Male managers are increasingly feeling uncomfortable when mentoring, working one-to-one with and socialising with women at work, according to research conducted in the US.
More than half the men asked (60%) felt cautious with female with colleagues in these situations, a 33 percentage point increase over figure from last year.
Senior male employees were, according to an analysis of the findings, 12 times more likely to be hesitant about one-to-one meetings with a less senior woman than they were a junior male colleague, nine times more likely to be reluctant to travel with a less senior female and six times more likely to be hesitant about attending a work dinner with a female than a male colleague.
Gender pay gap reporting
A significant minority of men (36%) reported avoiding mentoring or socialising with a woman because they were nervous about how it would look.

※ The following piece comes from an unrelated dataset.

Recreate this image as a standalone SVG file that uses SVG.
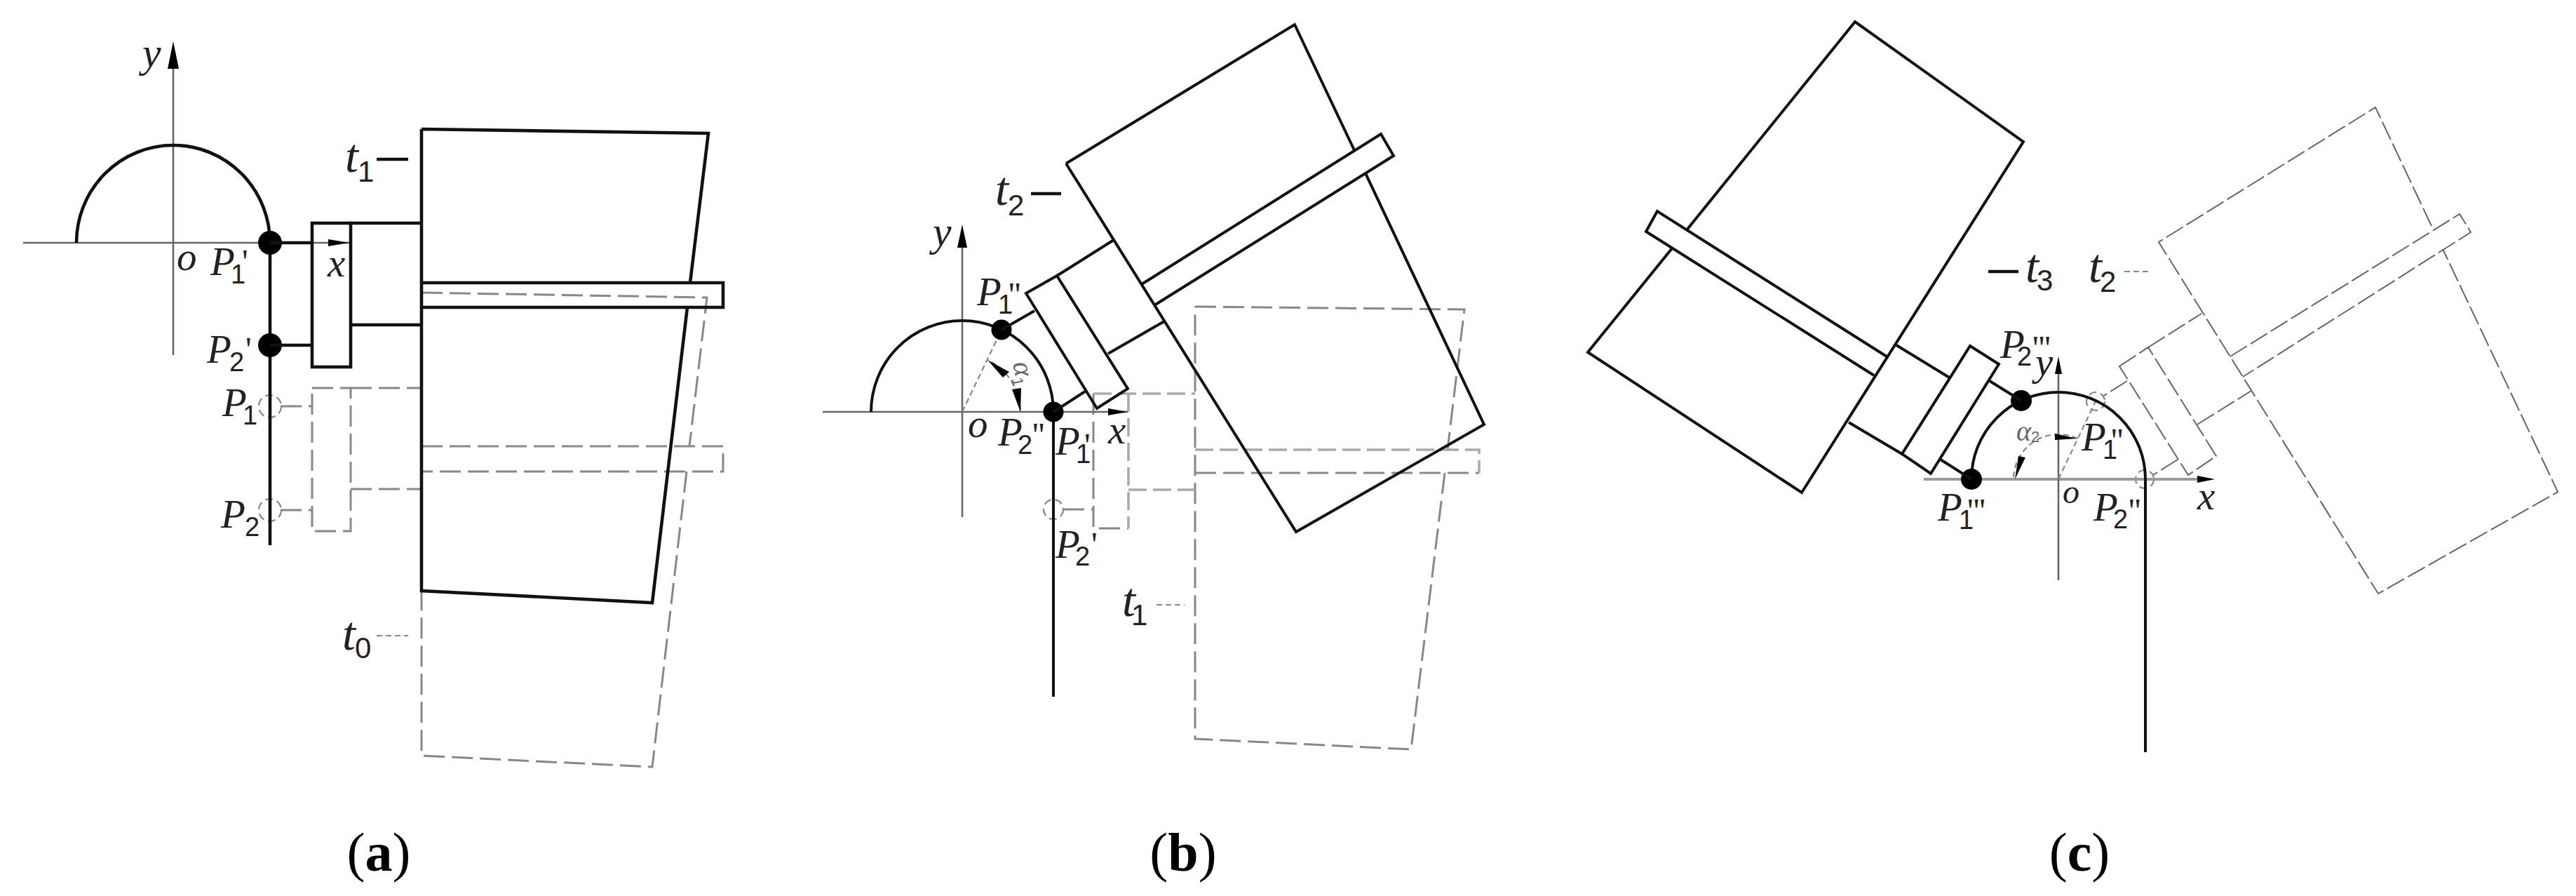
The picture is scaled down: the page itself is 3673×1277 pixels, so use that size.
<svg xmlns="http://www.w3.org/2000/svg" width="3673" height="1277" viewBox="0 0 3673 1277">
<style>
.bg{fill:#fff}
.k{fill:none;stroke:#111;stroke-width:4.6;stroke-linejoin:miter}
.k3{fill:none;stroke:#111;stroke-width:4;stroke-linejoin:miter}
.ax{fill:none;stroke:#666;stroke-width:2.6}
.axc{fill:none;stroke:#999;stroke-width:4}
.d{fill:none;stroke:#888;stroke-width:3;stroke-dasharray:30 10}
.dl{fill:none;stroke:#aaa;stroke-width:3.6;stroke-dasharray:26 9}
.dt{fill:none;stroke:#666;stroke-width:2;stroke-dasharray:28 6}
.dc{fill:none;stroke:#888;stroke-width:2.2;stroke-dasharray:11 6}
.dp{fill:none;stroke:#888;stroke-width:2.2;stroke-dasharray:8 5}
.f{fill:#000;stroke:none}
.i{font-family:"Liberation Serif",serif;font-style:italic;font-size:57px;fill:#222}
.t{font-size:68px}
.s{font-family:"Liberation Sans",sans-serif;font-style:normal;font-size:38px}
.st{font-family:"Liberation Sans",sans-serif;font-style:normal;font-size:42px}
.p{font-family:"Liberation Serif",serif;font-style:normal;font-size:48px}
.g{font-family:"Liberation Serif",serif;font-style:italic;font-size:40px;fill:#666}
.gs{font-family:"Liberation Sans",sans-serif;font-style:normal;font-size:22px}
.c{font-family:"Liberation Serif",serif;font-size:78px;fill:#000;text-anchor:middle}
.b{font-weight:bold}
</style>
<rect class="bg" width="3673" height="1277"/>

<g id="panel-a">
  <g id="a-ghost-t0">
    <path class="d" d="M601 417L1008 424L983 636M979 672L930 1093L601 1077L601 842"/>
    <path class="d" d="M601 636H1031V672H601"/>
    <rect class="d" x="445" y="553" width="55" height="204"/>
    <path class="d" d="M500 553H601M500 697H601M400 579H445M400 727H445"/>
    <circle class="dc" cx="385" cy="579" r="16"/>
    <circle class="dc" cx="385" cy="727" r="16"/>
    <path class="dp" d="M537 906H582"/>
  </g>
  <g id="a-axes">
    <path class="ax" d="M33 346H498M247 90V506"/>
    <polygon class="f" points="247,59 239,98 255,98"/>
    <polygon class="f" points="498,346 468,341 468,351"/>
  </g>
  <g id="a-strip">
    <path class="k" d="M109 346A138 139 0 0 1 385 346V777"/>
    <circle class="f" cx="385" cy="346" r="17"/>
    <circle class="f" cx="385" cy="492" r="17"/>
  </g>
  <g id="a-t1">
    <path class="k" d="M385 346H445M385 492H445"/>
    <rect class="k" x="445" y="318" width="55" height="205"/>
    <path class="k" d="M500 318H601M500 463H601"/>
    <path class="k" d="M601 184V842L930 859L980 438M984 403L1010 190L601 184"/>
    <path class="k" d="M601 403H1031V438H601"/>
    <path class="k" d="M537 227H582"/>
  </g>
  <g id="a-labels">
    <text class="i" x="203" y="95" style="font-size:60px">y</text>
    <text class="i" x="252" y="385">o</text>
    <text class="i" x="467" y="394">x</text>
    <text class="i"><tspan x="300" y="392">P</tspan><tspan class="s" x="329" y="404">1</tspan><tspan class="p" x="345" y="389">'</tspan></text>
    <text class="i"><tspan x="295" y="517">P</tspan><tspan class="s" x="327" y="529">2</tspan><tspan class="p" x="350" y="514">'</tspan></text>
    <text class="i"><tspan x="317" y="593">P</tspan><tspan class="s" x="346" y="605">1</tspan></text>
    <text class="i"><tspan x="315" y="752">P</tspan><tspan class="s" x="349" y="764">2</tspan></text>
    <text class="i t"><tspan x="492" y="245">t</tspan><tspan class="st" x="510" y="259">1</tspan></text>
    <text class="i t"><tspan x="488" y="926">t</tspan><tspan class="st" x="506" y="938">0</tspan></text>
    <text class="c" x="540" y="1241">(<tspan class="b">a</tspan>)</text>
  </g>
</g>

<g id="panel-b">
  <g id="b-ghost-t1">
    <path class="d" d="M1704 437L2088 441L2064 641M2060 674L2012 1068L1704 1053V437"/>
    <path class="d" d="M1704 674H2109"/>
    <path class="dl" d="M1704 641H2109V674"/>
    <path class="d" d="M1559 561V753H1609"/>
    <path class="dl" d="M1559 561H1704M1609 561V753M1609 698H1704"/>
    <path class="d" d="M1516 726H1559"/>
    <circle class="dc" cx="1502" cy="726" r="14"/>
    <path class="dp" d="M1649 862H1689"/>
  </g>
  <g id="b-axes">
    <path class="ax" d="M1173 587H1608M1372 345V737"/>
    <polygon class="f" points="1372,320 1365,353 1379,353"/>
    <polygon class="f" points="1608,587 1580,582 1580,592"/>
    <path class="dp" d="M1372 587L1428 470"/>
    <path class="dp" d="M1455 587A83 83 0 0 0 1408 513"/>
    <polygon class="f" points="1455,587 1443,555 1456,553"/>
    <polygon class="f" points="1408,513 1430,538 1439,530"/>
  </g>
  <g id="b-strip">
    <path class="k3" d="M1242 587A130 130 0 0 1 1502 587V993"/>
    <circle class="f" cx="1428" cy="470" r="14.5"/>
    <circle class="f" cx="1502" cy="587" r="14.5"/>
  </g>
  <g id="b-t2">
    <path class="k3" d="M1428 470L1475 443M1502 587L1547 558"/>
    <path class="k3" d="M1463 418L1507 393L1608 554L1564 582Z"/>
    <path class="k3" d="M1507 393L1588 342M1580 504L1660 458"/>
    <path class="k3" d="M1520 233L1848 758L2116 605L1947 247M1931 214L1846 35L1520 233"/>
    <path class="k3" d="M1628 405L1969 191L1987 222L1646 435"/>
    <path class="k" d="M1470 276H1513"/>
  </g>
  <g id="b-labels">
    <text class="i" x="1330" y="350" style="font-size:60px">y</text>
    <text class="i" x="1380" y="623">o</text>
    <text class="i" x="1580" y="632">x</text>
    <text class="g" transform="translate(1444 518) rotate(78)">α<tspan class="gs" dy="6">1</tspan></text>
    <text class="i"><tspan x="1393" y="435">P</tspan><tspan class="s" x="1423" y="447">1</tspan><tspan class="p" x="1438" y="436">''</tspan></text>
    <text class="i"><tspan x="1423" y="635">P</tspan><tspan class="s" x="1451" y="647">2</tspan><tspan class="p" x="1472" y="636">''</tspan></text>
    <text class="i"><tspan x="1505" y="648">P</tspan><tspan class="s" x="1534" y="660">1</tspan><tspan class="p" x="1546" y="651">'</tspan></text>
    <text class="i"><tspan x="1505" y="795">P</tspan><tspan class="s" x="1533" y="806">2</tspan><tspan class="p" x="1556" y="792">'</tspan></text>
    <text class="i t"><tspan x="1419" y="292">t</tspan><tspan class="st" x="1437" y="307">2</tspan></text>
    <text class="i t"><tspan x="1600" y="878">t</tspan><tspan class="st" x="1613" y="891">1</tspan></text>
    <text class="c" x="1687" y="1241">(<tspan class="b">b</tspan>)</text>
  </g>
</g>

<g id="panel-c">
  <g id="c-ghost-t2">
    <path class="dt" d="M3467 322L3387 153L3078 345L3391 846L3647 701L3483 355"/>
    <path class="dt" d="M3180 508L3507 305L3523 331L3198 537"/>
    <path class="dt" d="M3022 522L3063 495L3160 650L3120 677Z"/>
    <path class="dt" d="M3063 495L3139 447M3133 605L3210 557M3033 543L2998 565M3105 655L3070 677"/>
    <circle class="dc" cx="2988" cy="572" r="13"/>
    <circle class="dc" cx="3058" cy="683" r="13"/>
    <path class="dp" d="M3029 387H3065"/>
  </g>
  <g id="c-axes">
    <path class="axc" d="M2743 683H3133"/>
    <path class="ax" d="M2935 530V827"/>
    <polygon class="f" points="2935,508 2930,533 2940,533"/>
    <polygon class="f" points="3158,683 3133,678 3133,688"/>
    <path class="dp" d="M2935 683L2988 572"/>
    <path class="dp" d="M2962 625A64 64 0 0 0 2871 683"/>
    <polygon class="f" points="2962,625 2930,618 2930,627"/>
    <polygon class="f" points="2873,683 2878,650 2888,652"/>
  </g>
  <g id="c-strip">
    <path class="k3" d="M2811 683A124 124 0 0 1 3059 683V1072"/>
    <circle class="f" cx="2811" cy="683" r="15"/>
    <circle class="f" cx="2882" cy="571" r="15"/>
  </g>
  <g id="c-t3">
    <path class="k3" d="M2882 571L2837 543M2811 683L2767 655"/>
    <path class="k3" d="M2809 493L2850 519L2753 675L2712 647Z"/>
    <path class="k3" d="M2781 539L2704 492M2712 647L2636 602"/>
    <path class="k3" d="M2404 329L2645 31L2885 202L2569 702L2264 502L2384 354"/>
    <path class="k3" d="M2690 508L2363 301L2347 330L2672 535"/>
    <path class="k" d="M2835 387H2878"/>
  </g>
  <g id="c-labels">
    <text class="i" x="2902" y="535">y</text>
    <text class="i" x="2941" y="717" style="font-size:48px">o</text>
    <text class="i" x="3133" y="726">x</text>
    <text class="g" x="2875" y="628">α<tspan class="gs" dy="2">2</tspan></text>
    <text class="i"><tspan x="2852" y="510">P</tspan><tspan class="s" x="2876" y="521">2</tspan><tspan class="p" x="2898" y="512">'''</tspan></text>
    <text class="i"><tspan x="2968" y="642">P</tspan><tspan class="s" x="2998" y="654">1</tspan><tspan class="p" x="3010" y="644">''</tspan></text>
    <text class="i"><tspan x="2763" y="742">P</tspan><tspan class="s" x="2793" y="754">1</tspan><tspan class="p" x="2805" y="744">'''</tspan></text>
    <text class="i"><tspan x="2985" y="742">P</tspan><tspan class="s" x="3013" y="753">2</tspan><tspan class="p" x="3035" y="744">''</tspan></text>
    <text class="i t"><tspan x="2888" y="402">t</tspan><tspan class="st" x="2904" y="414">3</tspan></text>
    <text class="i t"><tspan x="2978" y="402">t</tspan><tspan class="st" x="2994" y="416">2</tspan></text>
    <text class="c" x="2965" y="1241">(<tspan class="b">c</tspan>)</text>
  </g>
</g>
</svg>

The survey, published last month, was carried out by LeanIn.org, a non-profit organisation founded by Facebook chief operating officer Shery Sandberg in 2013. It’s stated aim is to provide women with the “ongoing inspiration and support to help them achieve their goals”.
Sandberg told US business TV channel CNBC that the findings of the survey were “totally unacceptable” particularly as women – and particularly women from ethnic minorities – were already failing to gain the same mentorship opportunities that men were. She said: “No one has ever gotten a promotion without getting a one-on-one meeting”.
The findings had implications for the gender pay gap, Sandberg told told Fortune online: “How can we close the gender gap if senior leaders and managers – the people with the power to hire, promote and mentor – choose men for too many of the plum assignments requiring close collaboration?”
She disagreed with the idea that the #MeToo movement had negatively affected relationships between male and female colleagues, saying the campaigns had had an “overwhelmingly positive impact” on the workplace, particularly in terms of highlighting sexual harassment.
Sexual harassment was twice as likely to occur in organisations where men dominated the pool of senior executive, said Rachel Thomas, president of LeanIn.org, which made it imperative that men spoke up and took action. She added: “My suspicion is that a lot of good guys don’t realise that by not actively mentoring, sponsoring or creating full access, that they’re inadvertently part of the problem.”
Thomas said there were relatively simple solutions for senior male employees who felt uncomfortable around women. “I don’t fully understand it, but for whatever reason if a man is also uncomfortable having a one-on-one meeting with a woman or working with a woman, then leave the door open,” she said.
A gulf between US men and women’s views of sexual harassment appeared to have been identified in the survey with 64% of women saying the victims pay a heavier career price than perpetrators whereas 50% of men say the consequences were more damaging for harassers, not the targets of harassment.